- Prompt:
Go through the material below and copy each line where the word "this" appears.

- Supplied records:

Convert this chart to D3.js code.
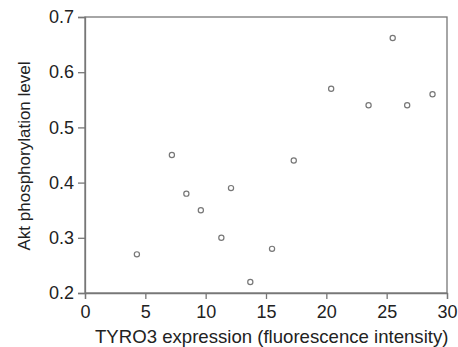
<!DOCTYPE html>
<html>
<head>
<meta charset="utf-8">
<script src="https://cdn.jsdelivr.net/npm/d3@7"></script>
<style>
  body { margin: 0; background: #fff; }
  svg text { font-family: "Liberation Sans", Arial, sans-serif; fill: #222; }
</style>
</head>
<body>
<svg id="chart" width="458" height="347"></svg>
<script>
// values
var tyro3 = [4.3, 7.2, 8.4, 9.6, 11.3, 12.1, 13.7, 15.5, 17.3, 20.4, 23.5, 25.5, 26.7, 28.8];
var aktLevel = [0.27, 0.45, 0.38, 0.35, 0.30, 0.39, 0.22, 0.28, 0.44, 0.57, 0.54, 0.662, 0.54, 0.56];
var xTicks = [0, 5, 10, 15, 20, 25, 30];
var yTicks = [0.2, 0.3, 0.4, 0.5, 0.6, 0.7];

var svg = d3.select("#chart");
var margin = {left: 85, right: 11, top: 17, bottom: 54};
var w = 458 - margin.left - margin.right,
    h = 347 - margin.top - margin.bottom;

var x = d3.scaleLinear().domain([0, 30]).range([0, w]);
var y = d3.scaleLinear().domain([0.2, 0.7]).range([h, 0]);

var g = svg.append("g").attr("transform", "translate(" + margin.left + "," + margin.top + ")");

// box around plot
g.append("rect")
    .attr("x", 0).attr("y", 0)
    .attr("width", w).attr("height", h)
    .attr("fill", "none")
    .attr("stroke", "#777")
    .attr("stroke-width", 1.3);

var xAxis = g.append("g")
    .attr("transform", "translate(0," + h + ")")
    .call(d3.axisBottom(x).tickValues(xTicks).tickSize(6).tickPadding(6).tickFormat(d3.format("d")));

var yAxis = g.append("g")
    .call(d3.axisLeft(y).tickValues(yTicks).tickSize(7).tickPadding(4).tickFormat(d3.format(".1f")));

[xAxis, yAxis].forEach(function(a) {
    a.select(".domain").attr("stroke", "#777").attr("stroke-width", 1.3);
    a.selectAll(".tick line").attr("stroke", "#777").attr("stroke-width", 1.3);
    a.selectAll(".tick text")
        .style("font-size", "18px")
        .style("font-family", "Liberation Sans, Arial, sans-serif")
        .attr("fill", "#222");
});

g.selectAll(".dot")
    .data(tyro3)
    .enter().append("circle")
    .attr("class", "dot")
    .attr("cx", function(d) { return x(d); })
    .attr("cy", function(d, i) { return y(aktLevel[i]); })
    .attr("r", 2.6)
    .attr("fill", "none")
    .attr("stroke", "#777")
    .attr("stroke-width", 1.2);

svg.append("text")
    .attr("x", 95)
    .attr("y", 343)
    .style("font-size", "18.6px")
    .text("TYRO3 expression (fluorescence intensity)");

svg.append("text")
    .attr("transform", "translate(30,156) rotate(-90)")
    .attr("text-anchor", "middle")
    .style("font-size", "17px")
    .text("Akt phosphorylation level");
</script>
</body>
</html>
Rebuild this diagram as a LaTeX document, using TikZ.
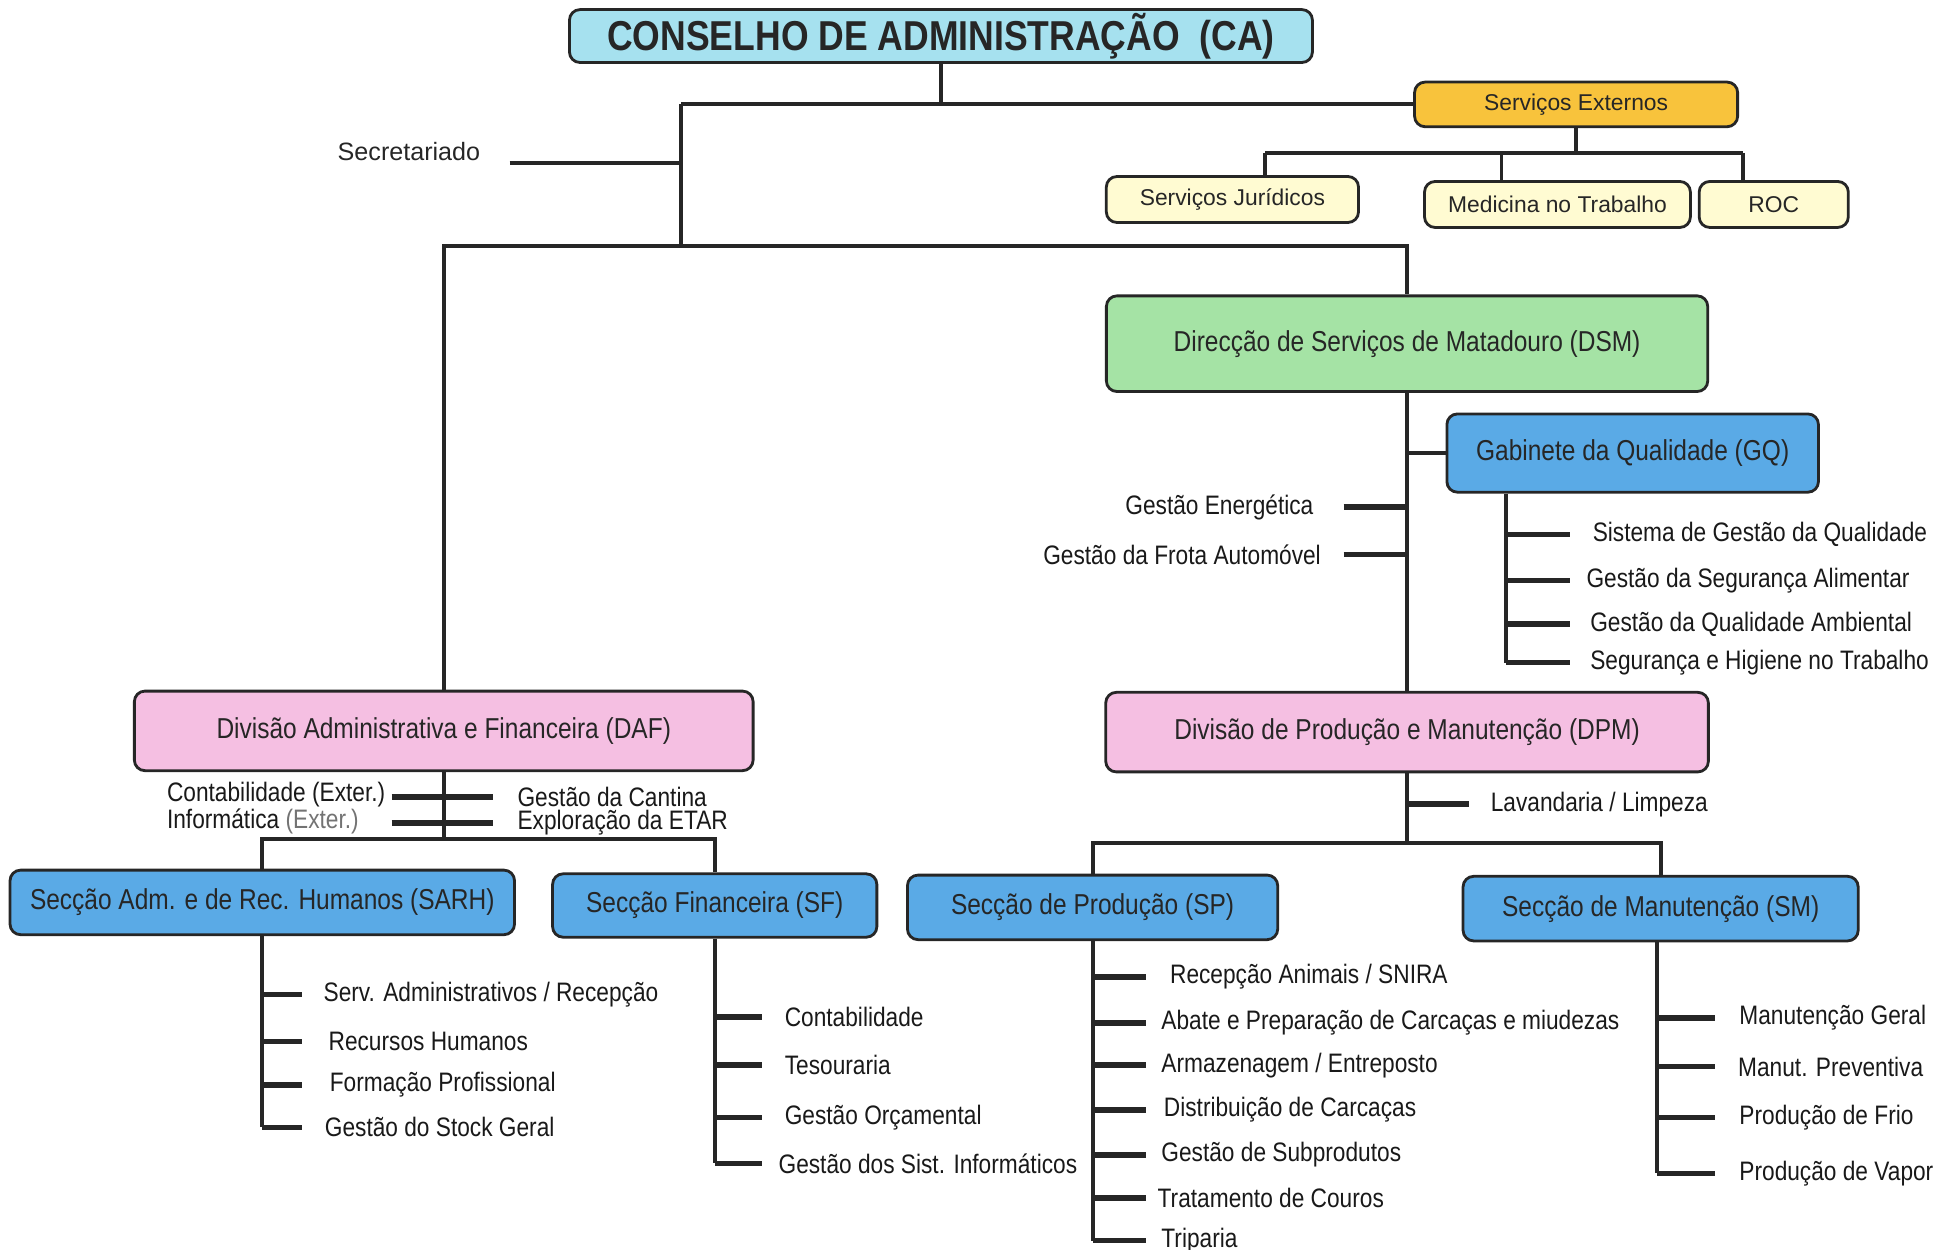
\documentclass[tikz,border=0pt]{standalone}
\usepackage{fontspec}
\setmainfont{Liberation Sans}
\newfontfamily\narrowfont[FakeStretch=0.85]{Liberation Sans}
\usetikzlibrary{positioning, calc}

\definecolor{caBlue}{HTML}{A6E1EF}
\definecolor{extOrange}{HTML}{F8C33C}
\definecolor{extYellow}{HTML}{FFFBD2}
\definecolor{dirGreen}{HTML}{A5E3A5}
\definecolor{secBlue}{HTML}{5AAAE6}
\definecolor{divPink}{HTML}{F5BFE2}

\newcommand\boxfont{\narrowfont\fontsize{8.2}{9.5}\selectfont}
\newcommand\itemfont{\narrowfont\fontsize{7.6}{9}\selectfont}
\newcommand\extfont{\fontsize{6.5}{8}\selectfont}

\tikzset{
    box/.style={draw=black!85, line width=0.8pt, rounded corners=3pt,
        inner sep=1pt, text=black!85, font=\boxfont},
    extbox/.style={box, fill=extYellow, minimum height=0.46cm, font=\extfont},
    link/.style={draw=black!85, line width=1.1pt},
    tick/.style={draw=black!85, line width=1.6pt},
    item/.style={inner sep=1pt, anchor=west, text=black!90, font=\itemfont},
}

\begin{document}
\begin{tikzpicture}[x=0.01243cm, y=-0.01243cm]
    \useasboundingbox (0,0) rectangle (1568,1005);

    % top of the chart
    \node[box, fill=caBlue, minimum width=7.433cm, minimum height=0.522cm,
        font=\narrowfont\bfseries\fontsize{11.9}{13}\selectfont] (CA) at (757,29)
        {CONSELHO DE ADMINISTRAÇÃO\ \ (CA)};
    \node[box, fill=extOrange, minimum width=3.232cm, minimum height=0.447cm,
        font=\extfont] (SE) at (1268,84) {Serviços Externos};
    \node[extbox, minimum width=2.523cm] (SJ) at (991.5,160.5) {Serviços Jurídicos};
    \node[extbox, minimum width=2.660cm] (MT) at (1253,164.5) {Medicina no Trabalho};
    \node[extbox, minimum width=1.492cm] (ROC) at (1427,164.5) {ROC};
    \node[font=\fontsize{7.15}{9}\selectfont, text=black!85] (sec) at (329,122) {Secretariado};

    \coordinate (jA) at (548,84);
    \coordinate (jB) at (548,198);
    \coordinate (secE) at (410,131);
    \coordinate (jS) at (1268,123);
    \coordinate (dSJ) at (1018,123);
    \coordinate (dMT) at (1208,123);
    \coordinate (dROC) at (1402,123);

    \draw[link] (CA.south) -- (CA.south |- jA);
    \draw[link] (jA) -- (SE.west);
    \draw[link] (jA) -- (jB);
    \draw[link] (secE) -- (jA |- secE);
    \draw[link] (SE.south) -- (jS);
    \draw[link] (dSJ) -- (dROC);
    \draw[link] (dSJ) -- (dSJ |- SJ.north);
    \draw[link] (dMT) -- (dMT |- MT.north);
    \draw[link] (dROC) -- (dROC |- ROC.north);

    % direction and divisions
    \node[box, fill=dirGreen, minimum width=6.016cm, minimum height=0.957cm] (DSM) at (1132,276.5)
        {Direcção de Serviços de Matadouro (DSM)};
    \node[box, fill=secBlue, minimum width=3.717cm, minimum height=0.783cm] (GQ) at (1313.5,364.5)
        {Gabinete da Qualidade (GQ)};
    \node[box, fill=divPink, minimum width=6.190cm, minimum height=0.796cm] (DAF) at (357,588)
        {Divisão Administrativa e Financeira (DAF)};
    \node[box, fill=divPink, minimum width=6.029cm, minimum height=0.796cm] (DPM) at (1132,589)
        {Divisão de Produção e Manutenção (DPM)};

    \draw[link] (DAF.north) |- (jB) -| (DSM.north);
    \draw[link] (DSM.south) -- (DPM.north);
    \draw[link] (DSM.south |- GQ.west) -- (GQ.west);

    \node[item, anchor=east] (ge) at (1060,408) {Gestão Energética};
    \node[item, anchor=east] (gf) at (1066,446) {Gestão da Frota Automóvel};
    \coordinate (dsmL) at (1081,0);
    \draw[tick] (dsmL |- ge.east) -- (DSM.south |- ge.east);
    \draw[tick] (dsmL |- gf.east) -- (DSM.south |- gf.east);

    % gabinete da qualidade
    \node[item] (q1) at (1278,430) {Sistema de Gestão da Qualidade};
    \node[item] (q2) at (1273,467) {Gestão da Segurança Alimentar};
    \node[item] (q3) at (1276,502) {Gestão da Qualidade Ambiental};
    \node[item] (q4) at (1276,533) {Segurança e Higiene no Trabalho};
    \coordinate (gqT) at ($(GQ.south west)+(49,0)$);
    \coordinate (gqE) at (1263,0);
    \draw[link] (gqT) -- (gqT |- q4.west);
    \draw[tick] (gqT |- q1.west) -- (gqE |- q1.west);
    \draw[tick] (gqT |- q2.west) -- (gqE |- q2.west);
    \draw[tick] (gqT |- q3.west) -- (gqE |- q3.west);
    \draw[tick] (gqT |- q4.west) -- (gqE |- q4.west);

    % divisao administrativa e financeira
    \node[item] (ct) at (131,639) {Contabilidade (Exter.)};
    \node[item] (inf) at (131,661) {Informática \textcolor{black!55}{(Exter.)}};
    \node[item] (gc) at (413,641) {Gestão da Cantina};
    \node[item] (et) at (413,662) {Exploração da ETAR};
    \coordinate (dafL) at (315,0);
    \coordinate (dafR) at (397,0);
    \draw[tick] (dafL |- gc.west) -- (dafR |- gc.west);
    \draw[tick] (dafL |- et.west) -- (dafR |- et.west);

    \node[box, fill=secBlue, minimum width=5.047cm, minimum height=0.646cm] (SARH) at (211,726)
        {Secção Adm. e de Rec. Humanos (SARH)};
    \node[box, fill=secBlue, minimum width=3.244cm, minimum height=0.634cm] (SF) at (575,728.5)
        {Secção Financeira (SF)};
    \coordinate (jD) at (357,675);
    \draw[link] (DAF.south) -- (jD);
    \draw[link] (SARH.north) |- (jD) -| (SF.north);

    \node[item] (s1) at (257,800) {Serv. Administrativos / Recepção};
    \node[item] (s2) at (261,838) {Recursos Humanos};
    \node[item] (s3) at (262,873) {Formação Profissional};
    \node[item] (s4) at (258,907) {Gestão do Stock Geral};
    \coordinate (sarhE) at (243,0);
    \draw[link] (SARH.south) -- (SARH.south |- s4.west);
    \draw[tick] (SARH.south |- s1.west) -- (sarhE |- s1.west);
    \draw[tick] (SARH.south |- s2.west) -- (sarhE |- s2.west);
    \draw[tick] (SARH.south |- s3.west) -- (sarhE |- s3.west);
    \draw[tick] (SARH.south |- s4.west) -- (sarhE |- s4.west);

    \node[item] (f1) at (628,818) {Contabilidade};
    \node[item] (f2) at (628,857) {Tesouraria};
    \node[item] (f3) at (628,899) {Gestão Orçamental};
    \node[item] (f4) at (623,936) {Gestão dos Sist. Informáticos};
    \coordinate (sfE) at (613,0);
    \draw[link] (SF.south) -- (SF.south |- f4.west);
    \draw[tick] (SF.south |- f1.west) -- (sfE |- f1.west);
    \draw[tick] (SF.south |- f2.west) -- (sfE |- f2.west);
    \draw[tick] (SF.south |- f3.west) -- (sfE |- f3.west);
    \draw[tick] (SF.south |- f4.west) -- (sfE |- f4.west);

    % divisao de producao e manutencao
    \node[item] (lav) at (1196,647) {Lavandaria / Limpeza};
    \draw[tick] (DPM.south |- lav.west) -- (1182,0 |- lav.west);

    \node[box, fill=secBlue, minimum width=3.704cm, minimum height=0.646cm] (SP) at (879,730)
        {Secção de Produção (SP)};
    \node[box, fill=secBlue, minimum width=3.953cm, minimum height=0.646cm] (SM) at (1336,731)
        {Secção de Manutenção (SM)};
    \coordinate (jP) at (1132,678);
    \draw[link] (DPM.south) -- (jP);
    \draw[link] (SP.north) |- (jP) -| (SM.north);

    \node[item] (p1) at (938,786) {Recepção Animais / SNIRA};
    \node[item] (p2) at (931,823) {Abate e Preparação de Carcaças e miudezas};
    \node[item] (p3) at (931,857) {Armazenagem / Entreposto};
    \node[item] (p4) at (933,893) {Distribuição de Carcaças};
    \node[item] (p5) at (931,929) {Gestão de Subprodutos};
    \node[item] (p6) at (928,964) {Tratamento de Couros};
    \node[item] (p7) at (931,998) {Triparia};
    \coordinate (spE) at (922,0);
    \draw[link] (SP.south) -- (SP.south |- p7.west);
    \draw[tick] (SP.south |- p1.west) -- (spE |- p1.west);
    \draw[tick] (SP.south |- p2.west) -- (spE |- p2.west);
    \draw[tick] (SP.south |- p3.west) -- (spE |- p3.west);
    \draw[tick] (SP.south |- p4.west) -- (spE |- p4.west);
    \draw[tick] (SP.south |- p5.west) -- (spE |- p5.west);
    \draw[tick] (SP.south |- p6.west) -- (spE |- p6.west);
    \draw[tick] (SP.south |- p7.west) -- (spE |- p7.west);

    \node[item] (m1) at (1396,819) {Manutenção Geral};
    \node[item] (m2) at (1395,858) {Manut. Preventiva};
    \node[item] (m3) at (1396,899) {Produção de Frio};
    \node[item] (m4) at (1396,944) {Produção de Vapor};
    \coordinate (smT) at (1333,0);
    \coordinate (smE) at (1380,0);
    \draw[link] (smT |- SM.south) -- (smT |- m4.west);
    \draw[tick] (smT |- m1.west) -- (smE |- m1.west);
    \draw[tick] (smT |- m2.west) -- (smE |- m2.west);
    \draw[tick] (smT |- m3.west) -- (smE |- m3.west);
    \draw[tick] (smT |- m4.west) -- (smE |- m4.west);
\end{tikzpicture}
\end{document}
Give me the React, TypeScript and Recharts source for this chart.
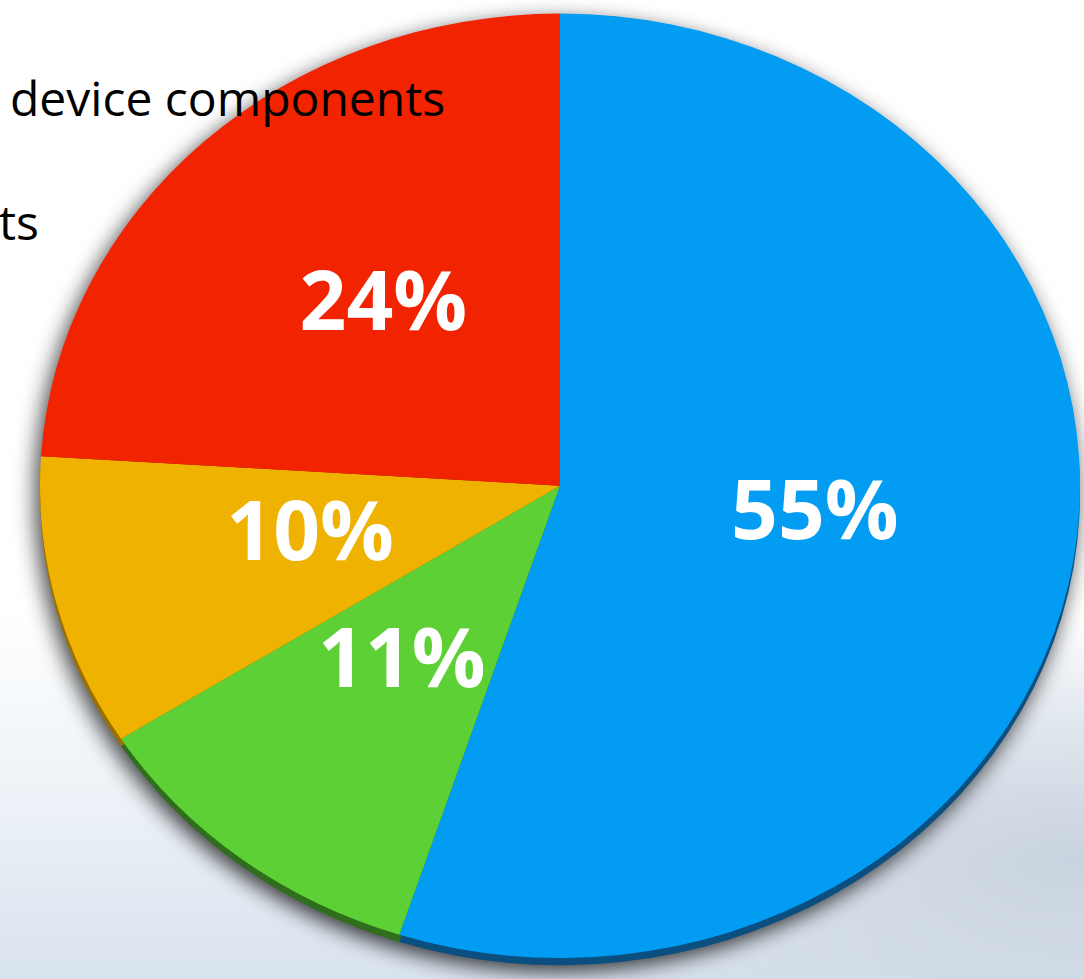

- Answer to the task:
Convert this chart to D3.js code.
Rebuild this diagram as a LaTeX document, using TikZ.
Give me the React, TypeScript and Recharts source for this chart.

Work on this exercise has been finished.